— TASK GOAL —
Give back every line exactly as it appears, pictures excluded.

+++ INFORMATION PROVIDED +++

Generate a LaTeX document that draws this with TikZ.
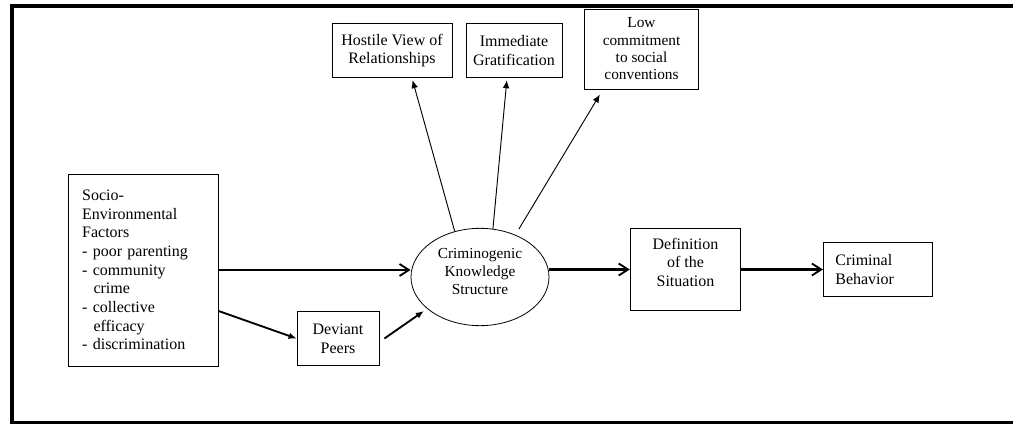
\documentclass[tikz,border=0pt]{standalone}
\usepackage{fontspec}
\setmainfont{Liberation Serif}
\usetikzlibrary{positioning,arrows.meta,shapes.geometric}

\begin{document}
\begin{tikzpicture}[x=0.75pt,y=-0.75pt,
    box/.style={draw,line width=0.6pt,font=\fontsize{12}{14}\selectfont,align=center,inner sep=0pt},
    mainarrow/.style={line width=1.6pt,-{Straight Barb[length=7pt,width=9pt,line width=1.4pt]}},
    peerarrow/.style={line width=1.4pt,-{Latex[length=6pt,width=5pt]}},
    thinarrow/.style={line width=0.7pt,-{Latex[length=6pt,width=5pt]}}]
    \clip (0,0) rectangle (1013,424);
    \useasboundingbox (0,0) rectangle (1013,424);
    \draw[line width=3pt] (11.5,6) rectangle (1060,422.5);

    \node[box,align=left,text width=92pt,inner xsep=10pt,minimum height=144pt] (soc) at (143.5,270)
        {Socio-\\Environmental\\Factors\\- poor parenting\\- community\\\hspace*{8.5pt}crime\\- collective\\\hspace*{8.5pt}efficacy\\- discrimination};
    \node[box,minimum width=61.5pt,minimum height=41pt] (dev) at (338,338.5) {Deviant\\Peers};
    \node[box,ellipse,minimum width=103.5pt,minimum height=73pt,text depth=8pt,font=\fontsize{11.5}{13.5}\selectfont] (cks) at (480,277)
        {Criminogenic\\Knowledge\\Structure};
    \node[box,minimum width=83pt,minimum height=62pt,text depth=11pt] (def) at (685.5,269.5) {Definition\\of the\\Situation};
    \node[box,align=left,text width=64pt,inner xsep=9pt,minimum height=41pt] (crim) at (878,269.5) {Criminal\\Behavior};
    \node[box,minimum width=90pt,minimum height=41pt] (hos) at (392,50.5) {Hostile View of\\Relationships};
    \node[box,minimum width=72pt,minimum height=41pt] (imm) at (514,50.5) {Immediate\\Gratification};
    \node[box,minimum width=85pt,minimum height=60pt,font=\fontsize{11.5}{13}\selectfont] (low) at (641.5,49)
        {Low\\commitment\\to social\\conventions};

    \draw[mainarrow] (soc.east) -- (soc.east -| cks.west);
    \draw[mainarrow] (def.west -| cks.east) -- (def.west);
    \draw[mainarrow] (def.east) -- (crim.west);
    \draw[peerarrow] ([yshift=-30.75pt]soc.east) -- (dev.west);
    \draw[peerarrow,shorten >=3pt] ([xshift=3.75pt]dev.east) -- (cks.211);
    \draw[thinarrow,shorten >=1.5pt] (cks.119) -- ([xshift=15pt]hos.south);
    \draw[thinarrow,shorten >=1.5pt] (cks.75) -- ([xshift=-5.25pt]imm.south);
    \draw[thinarrow,shorten <=5pt,shorten >=4.5pt] (cks.50) -- ([xshift=-28.9pt]low.south);
\end{tikzpicture}
\end{document}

+++

— ANSWER FOR THIS EXERCISE —
Generate a LaTeX document that draws this with TikZ.
\documentclass[tikz,border=0pt]{standalone}
\usepackage{fontspec}
\setmainfont{Liberation Serif}
\usetikzlibrary{positioning,arrows.meta,shapes.geometric}

\begin{document}
\begin{tikzpicture}[x=0.75pt,y=-0.75pt,
    box/.style={draw,line width=0.6pt,font=\fontsize{12}{14}\selectfont,align=center,inner sep=0pt},
    mainarrow/.style={line width=1.6pt,-{Straight Barb[length=7pt,width=9pt,line width=1.4pt]}},
    peerarrow/.style={line width=1.4pt,-{Latex[length=6pt,width=5pt]}},
    thinarrow/.style={line width=0.7pt,-{Latex[length=6pt,width=5pt]}}]
    \clip (0,0) rectangle (1013,424);
    \useasboundingbox (0,0) rectangle (1013,424);
    \draw[line width=3pt] (11.5,6) rectangle (1060,422.5);

    \node[box,align=left,text width=92pt,inner xsep=10pt,minimum height=144pt] (soc) at (143.5,270)
        {Socio-\\Environmental\\Factors\\- poor parenting\\- community\\\hspace*{8.5pt}crime\\- collective\\\hspace*{8.5pt}efficacy\\- discrimination};
    \node[box,minimum width=61.5pt,minimum height=41pt] (dev) at (338,338.5) {Deviant\\Peers};
    \node[box,ellipse,minimum width=103.5pt,minimum height=73pt,text depth=8pt,font=\fontsize{11.5}{13.5}\selectfont] (cks) at (480,277)
        {Criminogenic\\Knowledge\\Structure};
    \node[box,minimum width=83pt,minimum height=62pt,text depth=11pt] (def) at (685.5,269.5) {Definition\\of the\\Situation};
    \node[box,align=left,text width=64pt,inner xsep=9pt,minimum height=41pt] (crim) at (878,269.5) {Criminal\\Behavior};
    \node[box,minimum width=90pt,minimum height=41pt] (hos) at (392,50.5) {Hostile View of\\Relationships};
    \node[box,minimum width=72pt,minimum height=41pt] (imm) at (514,50.5) {Immediate\\Gratification};
    \node[box,minimum width=85pt,minimum height=60pt,font=\fontsize{11.5}{13}\selectfont] (low) at (641.5,49)
        {Low\\commitment\\to social\\conventions};

    \draw[mainarrow] (soc.east) -- (soc.east -| cks.west);
    \draw[mainarrow] (def.west -| cks.east) -- (def.west);
    \draw[mainarrow] (def.east) -- (crim.west);
    \draw[peerarrow] ([yshift=-30.75pt]soc.east) -- (dev.west);
    \draw[peerarrow,shorten >=3pt] ([xshift=3.75pt]dev.east) -- (cks.211);
    \draw[thinarrow,shorten >=1.5pt] (cks.119) -- ([xshift=15pt]hos.south);
    \draw[thinarrow,shorten >=1.5pt] (cks.75) -- ([xshift=-5.25pt]imm.south);
    \draw[thinarrow,shorten <=5pt,shorten >=4.5pt] (cks.50) -- ([xshift=-28.9pt]low.south);
\end{tikzpicture}
\end{document}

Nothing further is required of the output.